For four decades, Gare Joyce has profiled hockey’s icons and obscurities, but he’s saved the strangest and funniest stories for Portrait of a Hockey Scribe.
A memoir tracking a child’s worship of sportswriters, Portrait of a Hockey Scribe is a cautionary tale about getting exactly what you want — for Joyce, a seat in Maple Leaf Gardens’ press box.
Joyce spares himself no embarrassment in cataloging his persistently humbling beginnings — from washing out in journalism school to working a dead-end job at a tabloid. After quitting the business and working as the Shamrock Tavern’s doorman, Joyce gets back in the game writing on spec for a sports monthly.
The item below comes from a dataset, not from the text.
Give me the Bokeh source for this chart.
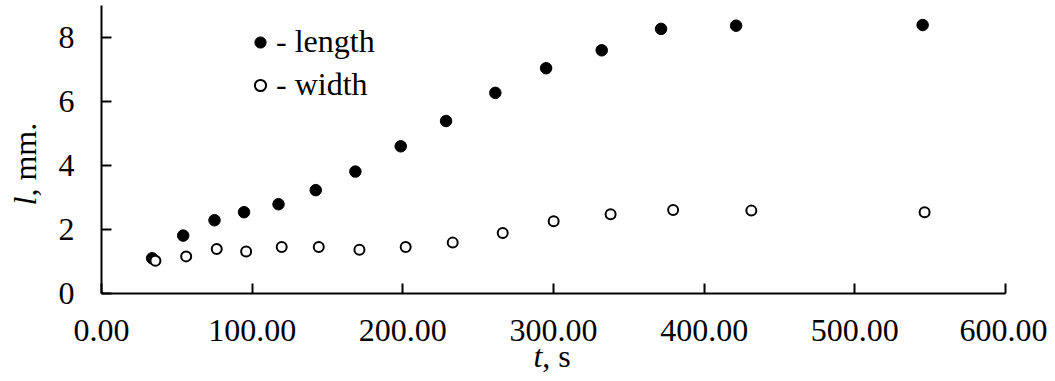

The apprenticeship was rife with blunders, but it also landed him lunch with King Clancy and Wendel Clark at the Gardens and a private audience in the executive office of the new NHL commissioner Gary Bettman. In a few short years, The Globe and Mail hired Joyce as its hockey columnist even though he had only ever seen a half dozen live NHL games.
This book takes readers behind the scenes: with Larry Murphy, when he was Leafs fans’ scapegoat, and Pat Burns, when his firing loomed, to the last games at the Boston Garden and the Forum. These, however, are all a prelude for the final puck drop at the Gardens, when memories flood back and, with them, regrets about the price a scribe pays for a free seat on press row.